■ **Challenge**
Leave out any picture and return the remaining listing below exactly as given.

%%

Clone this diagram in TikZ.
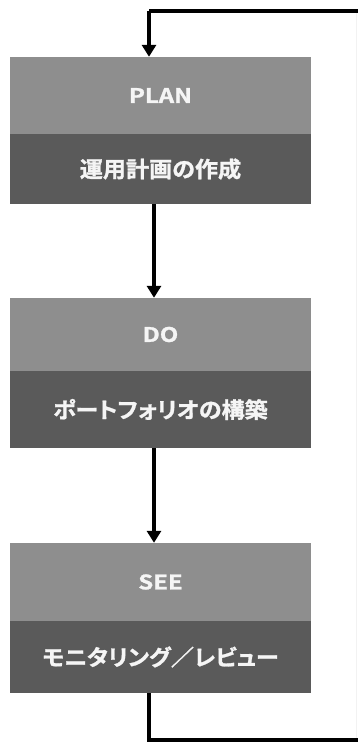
\documentclass[tikz,border=0pt]{standalone}
\usepackage{fontspec}
\setmainfont{Liberation Sans}
\newfontfamily\jpfont{Noto Sans CJK JP}[BoldFont={Noto Sans CJK JP Bold},BoldFeatures={FakeBold=1.2},RawFeature=+palt]
\usetikzlibrary{arrows.meta}
\definecolor{topgray}{RGB}{142,142,142}
\definecolor{botgray}{RGB}{90,90,90}
\definecolor{txtwhite}{RGB}{245,245,245}
\tikzset{
  headbox/.style={rectangle, fill=topgray, draw=none, inner sep=0pt,
    minimum width=301pt, text=txtwhite},
  taskbox/.style={rectangle, fill=botgray, draw=none, inner sep=0pt,
    minimum width=301pt, text=txtwhite},
  flow/.style={line width=3.3pt, draw=black, -{Triangle[width=14pt,length=12pt]}},
  loopline/.style={line width=3.3pt, draw=black},
  edgeline/.style={line width=0.8pt, draw=black!5}
}
\newcommand{\headtxt}[1]{\scalebox{1.2}[1]{\jpfont\bfseries\fontsize{20}{24}\selectfont #1}}
\newcommand{\tasktxt}[1]{\scalebox{1.05}[1]{\jpfont\bfseries\fontsize{22}{26}\selectfont #1}}
\begin{document}
\begin{tikzpicture}[x=1pt,y=1pt]
\useasboundingbox (0,0) rectangle (357,-742);
% PLAN
\node[headbox, minimum height=77pt] (planh) at (160.5,-95.5) {\headtxt{PLAN}};
\node[taskbox, minimum height=70pt] (plant) at (160.5,-169) {\tasktxt{運用計画の作成}};
% DO
\node[headbox, minimum height=73pt] (doh) at (160.5,-334.5) {\headtxt{DO}};
\node[taskbox, minimum height=77pt] (dot) at (160.5,-409.5) {\tasktxt{ポートフォリオの構築}};
% SEE
\node[headbox, minimum height=78pt] (seeh) at (160.5,-582) {\headtxt{SEE}};
\node[taskbox, minimum height=72pt] (seet) at (160.5,-657) {\tasktxt{モニタリング／レビュー}};
% loop coordinates
\coordinate (tl) at (149,-11);
\coordinate (tr) at (358,-11);
\coordinate (bl) at (149,-740);
\coordinate (br) at (358,-740);
\coordinate (rt) at (356,-11);
\coordinate (rb) at (356,-740);
% connectors
\draw[edgeline] (rt) -- (rb);
\draw[loopline] (tr) -- (tl);
\draw[flow] (tl) -- (tl |- planh.north);
\draw[flow] (plant.south -| 154,0) -- (doh.north -| 154,0);
\draw[flow] (dot.south -| 154,0) -- (seeh.north -| 154,0);
\draw[loopline] (seet.south -| bl) -- (bl) -- (br);
\end{tikzpicture}
\end{document}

%%

■ **Response below**
Clone this diagram in TikZ.
\documentclass[tikz,border=0pt]{standalone}
\usepackage{fontspec}
\setmainfont{Liberation Sans}
\newfontfamily\jpfont{Noto Sans CJK JP}[BoldFont={Noto Sans CJK JP Bold},BoldFeatures={FakeBold=1.2},RawFeature=+palt]
\usetikzlibrary{arrows.meta}
\definecolor{topgray}{RGB}{142,142,142}
\definecolor{botgray}{RGB}{90,90,90}
\definecolor{txtwhite}{RGB}{245,245,245}
\tikzset{
  headbox/.style={rectangle, fill=topgray, draw=none, inner sep=0pt,
    minimum width=301pt, text=txtwhite},
  taskbox/.style={rectangle, fill=botgray, draw=none, inner sep=0pt,
    minimum width=301pt, text=txtwhite},
  flow/.style={line width=3.3pt, draw=black, -{Triangle[width=14pt,length=12pt]}},
  loopline/.style={line width=3.3pt, draw=black},
  edgeline/.style={line width=0.8pt, draw=black!5}
}
\newcommand{\headtxt}[1]{\scalebox{1.2}[1]{\jpfont\bfseries\fontsize{20}{24}\selectfont #1}}
\newcommand{\tasktxt}[1]{\scalebox{1.05}[1]{\jpfont\bfseries\fontsize{22}{26}\selectfont #1}}
\begin{document}
\begin{tikzpicture}[x=1pt,y=1pt]
\useasboundingbox (0,0) rectangle (357,-742);
% PLAN
\node[headbox, minimum height=77pt] (planh) at (160.5,-95.5) {\headtxt{PLAN}};
\node[taskbox, minimum height=70pt] (plant) at (160.5,-169) {\tasktxt{運用計画の作成}};
% DO
\node[headbox, minimum height=73pt] (doh) at (160.5,-334.5) {\headtxt{DO}};
\node[taskbox, minimum height=77pt] (dot) at (160.5,-409.5) {\tasktxt{ポートフォリオの構築}};
% SEE
\node[headbox, minimum height=78pt] (seeh) at (160.5,-582) {\headtxt{SEE}};
\node[taskbox, minimum height=72pt] (seet) at (160.5,-657) {\tasktxt{モニタリング／レビュー}};
% loop coordinates
\coordinate (tl) at (149,-11);
\coordinate (tr) at (358,-11);
\coordinate (bl) at (149,-740);
\coordinate (br) at (358,-740);
\coordinate (rt) at (356,-11);
\coordinate (rb) at (356,-740);
% connectors
\draw[edgeline] (rt) -- (rb);
\draw[loopline] (tr) -- (tl);
\draw[flow] (tl) -- (tl |- planh.north);
\draw[flow] (plant.south -| 154,0) -- (doh.north -| 154,0);
\draw[flow] (dot.south -| 154,0) -- (seeh.north -| 154,0);
\draw[loopline] (seet.south -| bl) -- (bl) -- (br);
\end{tikzpicture}
\end{document}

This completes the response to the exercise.